-- BEGIN Dataset excerpts --
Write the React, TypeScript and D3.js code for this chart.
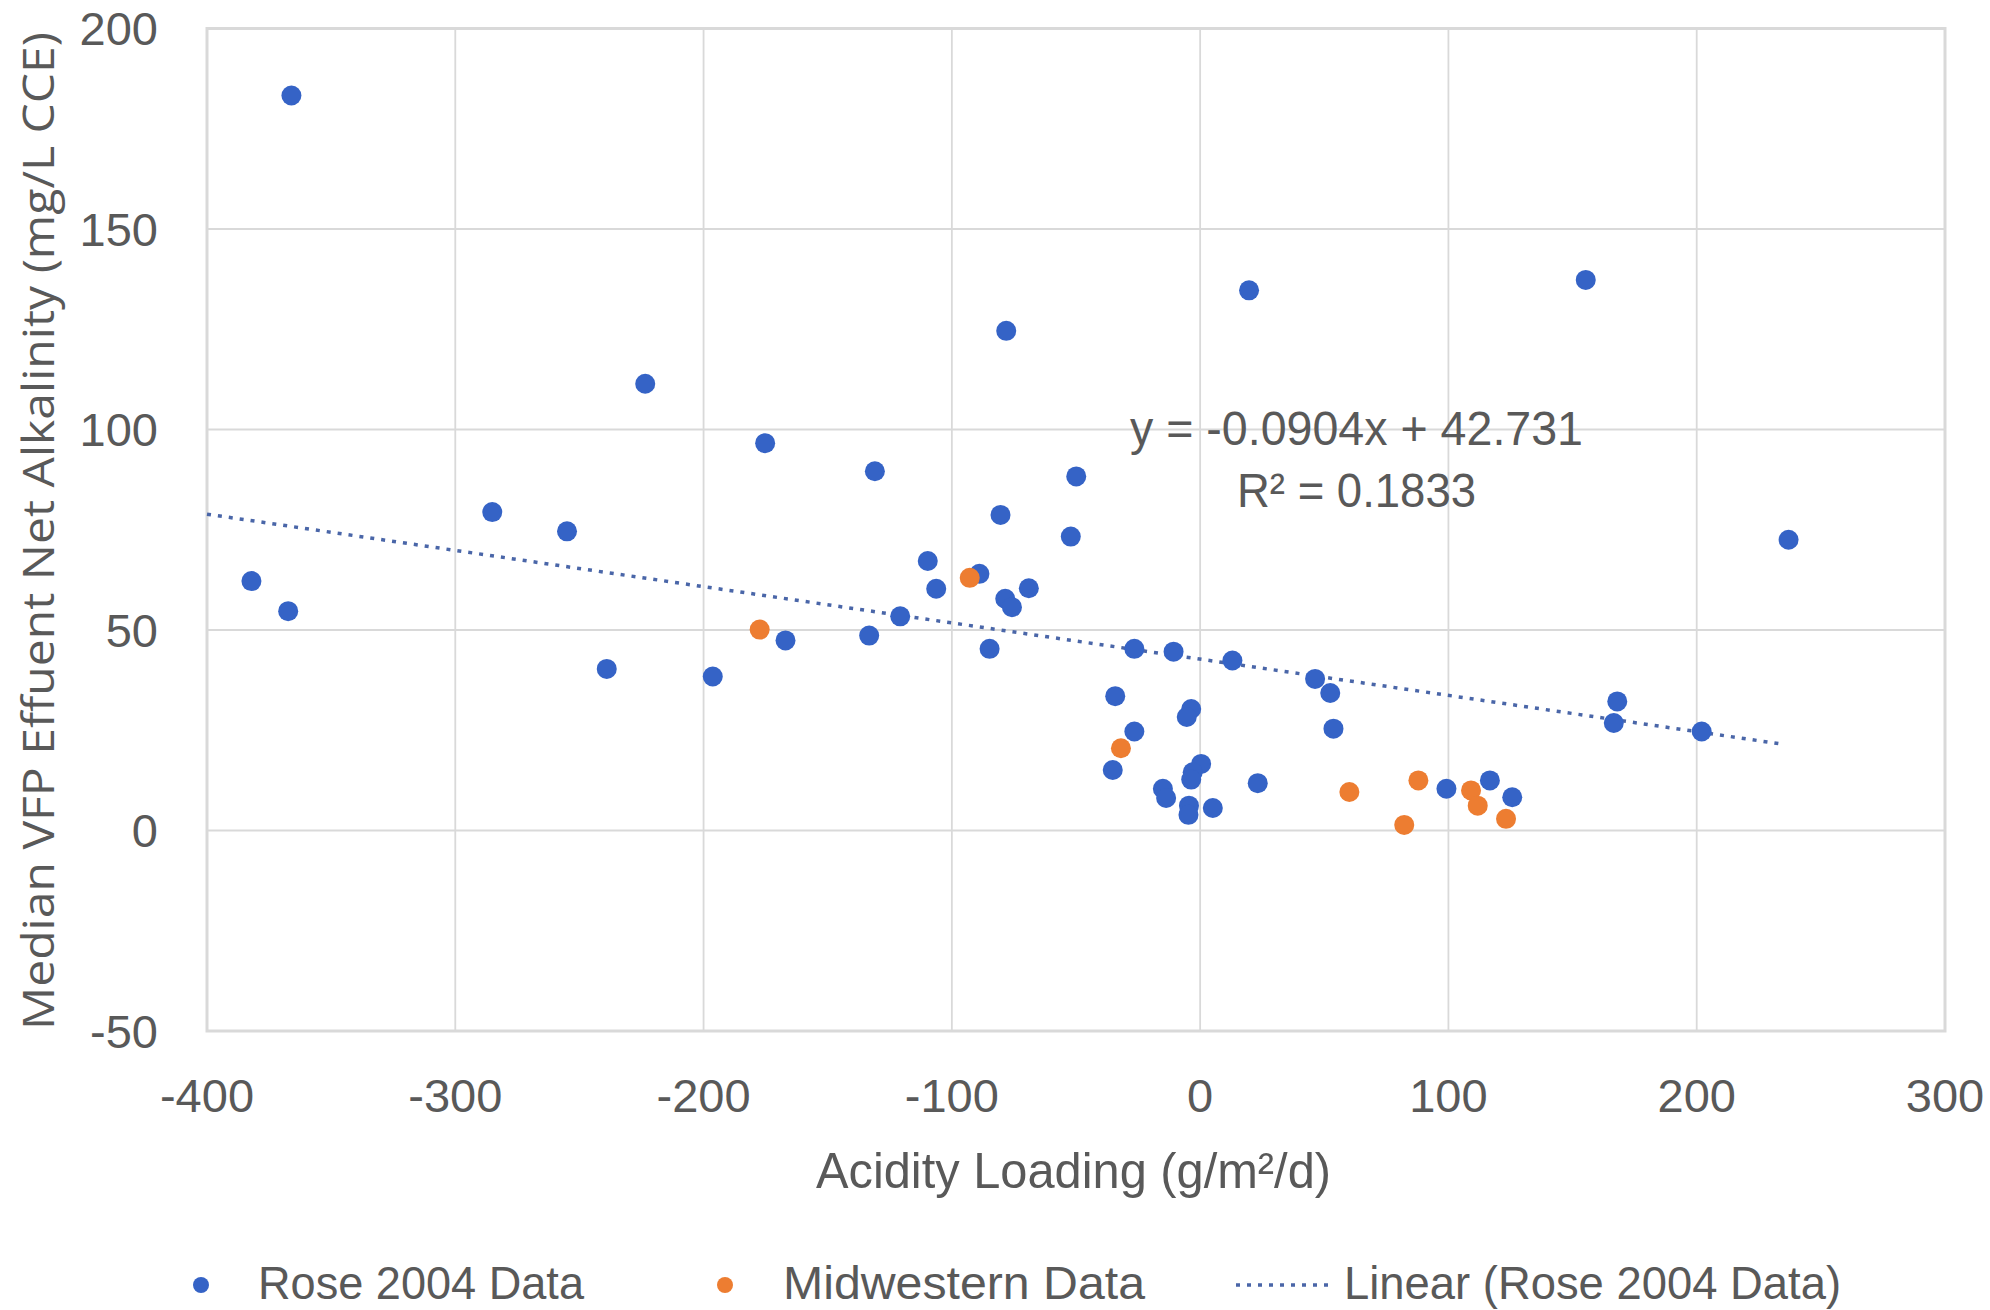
import { scaleLinear, line } from 'd3';

const width = 1990;
const height = 1310;

// Rose 2004 data: acidity loading (g/m2/d) and median net alkalinity (mg/L CCE)
const roseX = [
  -366, -223.5, -78.1, 19.7, 155.3, -175.2, -382.1, -367.3, -285.1, -255,
  -239, -131, -49.9, -80.4, -52.1, -109.7, -88.9, -106.3, -69, -78.5,
  -75.8, -120.8, -167, -133.3, -84.8, -196.3, -26.5, -10.7, 13, 46.3,
  52.4, 53.7, -34.2, -3.6, -5.4, -26.5, -35.2, 0.4, -3, -3.6,
  -15, -13.7, 23.2, -4.5, -4.7, 5.1, 237, 168, 166.6, 202,
  99.2, 116.7, 125.7,
];
const roseY = [
  183.3, 111.4, 124.6, 134.7, 137.3, 96.6, 62.2, 54.7, 79.4, 74.6,
  40.3, 89.6, 88.3, 78.7, 73.3, 67.2, 64, 60.3, 60.4, 57.8,
  55.7, 53.4, 47.4, 48.6, 45.3, 38.4, 45.3, 44.6, 42.4, 37.8,
  34.3, 25.4, 33.5, 30.3, 28.3, 24.7, 15.1, 16.6, 14.5, 12.7,
  10.4, 8.1, 11.8, 6.2, 3.9, 5.6, 72.5, 32.2, 26.8, 24.7,
  10.4, 12.5, 8.3,
];

// Midwestern data
const midX = [-92.8, -177.4, -31.9, 60.1, 87.9, 82.2, 109.1, 111.8, 123.2];
const midY = [63, 50.1, 20.5, 9.6, 12.5, 1.4, 10, 6.2, 2.9];

// linear trendline of the Rose data, as printed on the chart
const slope = -0.0904;
const intercept = 42.731;
const trendExtent = [-400, 235];

const xTicks = [-400, -300, -200, -100, 0, 100, 200, 300];
const yTicks = [-50, 0, 50, 100, 150, 200];

const legendLabels = ['Rose 2004 Data', 'Midwestern Data', 'Linear (Rose 2004 Data)'];

const blue = '#3563c6';
const orange = '#ed7d31';
const trendColor = '#4a66a8';
const textColor = '#595959';
const gridColor = '#d9d9d9';
const sans = '"Liberation Sans", Arial, sans-serif';
const wide = '"Open Sans", "Noto Sans", sans-serif';

const plot = { left: 207, right: 1945, top: 28.5, bottom: 1031 };

function App() {
  const xScale = scaleLinear().domain([-400, 300]).range([plot.left, plot.right]);
  const yScale = scaleLinear().domain([-50, 200]).range([plot.bottom, plot.top]);

  const trendPath = line<number>()
    .x(d => xScale(d))
    .y(d => yScale(slope * d + intercept))(trendExtent);

  return (
    <svg
      width={width}
      height={height}
      style={{ position: 'absolute', left: 0, top: 0, background: '#fff' }}
    >
      <rect width={width} height={height} fill='#fff' />

      {/* grid */}
      {xTicks.map(t => (
        <line key={'gx' + t} x1={xScale(t)} x2={xScale(t)} y1={plot.top} y2={plot.bottom}
          stroke={gridColor} strokeWidth={1.8} />
      ))}
      {yTicks.map(t => (
        <line key={'gy' + t} x1={plot.left} x2={plot.right} y1={yScale(t)} y2={yScale(t)}
          stroke={gridColor} strokeWidth={1.8} />
      ))}
      <rect x={plot.left} y={plot.top} width={plot.right - plot.left} height={plot.bottom - plot.top}
        fill='none' stroke={gridColor} strokeWidth={3} />

      {/* tick labels */}
      {yTicks.map(t => (
        <text key={'ly' + t} x={158} y={yScale(t)} dy='0.36em' textAnchor='end'
          fontFamily={sans} fontSize={47} fill={textColor}>{t}</text>
      ))}
      {xTicks.map(t => (
        <text key={'lx' + t} x={xScale(t)} y={1095} dy='0.36em' textAnchor='middle'
          fontFamily={sans} fontSize={47} fill={textColor}>{t}</text>
      ))}

      {/* axis titles */}
      <text x={816} y={1188} textLength={515} lengthAdjust='spacingAndGlyphs'
        fontFamily={sans} fontSize={50} fill={textColor}>
        Acidity Loading (g/m²/d)
      </text>
      <text transform='translate(54, 1030) rotate(-90)' textLength={998} lengthAdjust='spacingAndGlyphs'
        fontFamily={wide} fontSize={44} fill={textColor}>
        Median VFP Effuent Net Alkalinity (mg/L CCE)
      </text>

      {/* trendline */}
      <path d={trendPath ?? ''} fill='none' stroke={trendColor} strokeWidth={3.5}
        strokeDasharray='4 7' />

      {/* points */}
      {roseX.map((x, i) => (
        <circle key={'r' + i} cx={xScale(x)} cy={yScale(roseY[i])} r={10} fill={blue} />
      ))}
      {midX.map((x, i) => (
        <circle key={'m' + i} cx={xScale(x)} cy={yScale(midY[i])} r={10} fill={orange} />
      ))}

      {/* equation */}
      <text x={1130} y={445} textLength={453} lengthAdjust='spacingAndGlyphs'
        fontFamily={sans} fontSize={49} fill={textColor}>
        y = -0.0904x + 42.731
      </text>
      <text x={1237} y={507} textLength={239} lengthAdjust='spacingAndGlyphs'
        fontFamily={sans} fontSize={49} fill={textColor}>
        R² = 0.1833
      </text>

      {/* legend */}
      <circle cx={201} cy={1285} r={8} fill={blue} />
      <text x={258} y={1299} textLength={326} lengthAdjust='spacingAndGlyphs'
        fontFamily={sans} fontSize={46} fill={textColor}>{legendLabels[0]}</text>
      <circle cx={725} cy={1285} r={8} fill={orange} />
      <text x={783} y={1299} textLength={362} lengthAdjust='spacingAndGlyphs'
        fontFamily={sans} fontSize={46} fill={textColor}>{legendLabels[1]}</text>
      <line x1={1236} x2={1328} y1={1285} y2={1285} stroke={trendColor} strokeWidth={3.5}
        strokeDasharray='4 7' />
      <text x={1344} y={1299} textLength={497} lengthAdjust='spacingAndGlyphs'
        fontFamily={sans} fontSize={46} fill={textColor}>{legendLabels[2]}</text>
    </svg>
  );
}

export default App;
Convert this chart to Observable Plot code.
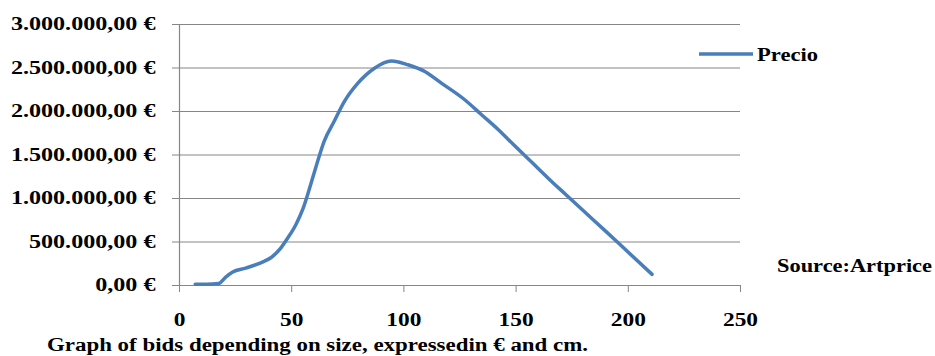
<!DOCTYPE html>
<html>
<head>
<meta charset="utf-8">
<script src="https://cdn.jsdelivr.net/npm/d3@7"></script>
<script src="https://cdn.jsdelivr.net/npm/@observablehq/plot@0.6"></script>
<style>
  html, body { margin: 0; padding: 0; background: #fff; }
  #chart { width: 935px; height: 356px; overflow: hidden; }
</style>
</head>
<body>
<div id="chart"></div>
<script>
// Size (cm) and price (€)
const sizes  = [7, 12, 17.4, 20.6, 23.7, 29.5, 36.2, 40.7, 45.2, 48.3, 51.9, 55, 58, 61, 64.5, 69, 73.5, 79.5, 86.9, 94.4, 101.8, 109.3, 116.7, 127.1, 134.6, 142.1, 149.5, 157, 164.4, 172, 180, 190, 200, 210.6];
const prices = [15000, 15000, 22000, 97000, 155000, 200000, 261000, 319000, 433000, 548000, 702000, 880000, 1120000, 1380000, 1660000, 1890000, 2116000, 2326000, 2498000, 2580000, 2537000, 2460000, 2326000, 2135000, 1963000, 1791000, 1603000, 1416000, 1231000, 1049000, 859000, 622000, 382000, 128000];
const xTicks = [0, 50, 100, 150, 200, 250];
const yTicks = [0, 500000, 1000000, 1500000, 2000000, 2500000, 3000000];
const seriesName = "Precio";
const sourceText = "Source:Artprice";
const captionText = "Graph of bids depending on size, expressedin € and cm.";

const data = sizes.map((x, i) => ({x, y: prices[i]}));
const locale = d3.formatLocale({decimal: ",", thousands: ".", grouping: [3], currency: ["", " €"]});
const fmt = locale.format("$,.2f");

const grid = "#868686";
const blue = "#4a7ebb";
const font = "'Liberation Serif', 'Times New Roman', serif";

const plot = Plot.plot({
  width: 935,
  height: 356,
  marginTop: 24,
  marginBottom: 71,
  marginLeft: 179,
  marginRight: 195,
  style: {fontFamily: font, fontSize: "18px", fontWeight: "bold", color: "#000", background: "#fff"},
  x: {domain: [0, 250]},
  y: {domain: [0, 3000000]},
  marks: [
    Plot.gridY(yTicks, {stroke: grid, strokeOpacity: 1, strokeWidth: 1}),
    Plot.ruleX([0], {stroke: grid, strokeWidth: 1.2}),
    Plot.ruleY([0], {stroke: grid, strokeWidth: 1.2}),
    Plot.axisX(xTicks, {tickSize: 7, tickPadding: 21, stroke: grid, fill: "#000", label: null, fontWeight: "bold"}),
    Plot.axisY(yTicks, {tickSize: 7, tickPadding: 17, tickFormat: fmt, stroke: grid, fill: "#000", label: null, fontWeight: "bold"}),
    Plot.line(data, {x: "x", y: "y", stroke: blue, strokeWidth: 3.5, curve: "monotone-x"})
  ]
});

// Stretch tick labels horizontally like the reference
plot.querySelectorAll('g[aria-label="y-axis tick label"] text').forEach(t => {
  const tr = t.getAttribute("transform");
  if (tr) t.setAttribute("transform", tr + " scale(1.34,1)");
});
plot.querySelectorAll('g[aria-label="x-axis tick label"] text').forEach(t => {
  const tr = t.getAttribute("transform");
  if (tr) t.setAttribute("transform", tr + " scale(1.3,1)");
});

const svg = d3.select(plot);
const g = svg.append("g").attr("font-family", font).attr("font-weight", "bold")
  .attr("font-size", 18).attr("fill", "#000").attr("text-anchor", "start");
// legend
svg.append("line").attr("x1", 699).attr("x2", 753).attr("y1", 54).attr("y2", 54)
  .attr("stroke", blue).attr("stroke-width", 3.5);
g.append("text").attr("x", 757).attr("y", 61).attr("textLength", 61).attr("lengthAdjust", "spacingAndGlyphs").text(seriesName);
// source
g.append("text").attr("x", 777).attr("y", 272).attr("textLength", 155).attr("lengthAdjust", "spacingAndGlyphs").text(sourceText);
// caption
g.append("text").attr("x", 47).attr("y", 351).attr("textLength", 541).attr("lengthAdjust", "spacingAndGlyphs").text(captionText);

document.getElementById("chart").appendChild(plot);
</script>
</body>
</html>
-- END Dataset excerpts --
Short problem ::
Skip the pictures and quote each line of the entries above, from the first through the line with "const height = 1310;", exactly as it appears.

Output for this task ::
Write the React, TypeScript and D3.js code for this chart.
import { scaleLinear, line } from 'd3';

const width = 1990;
const height = 1310;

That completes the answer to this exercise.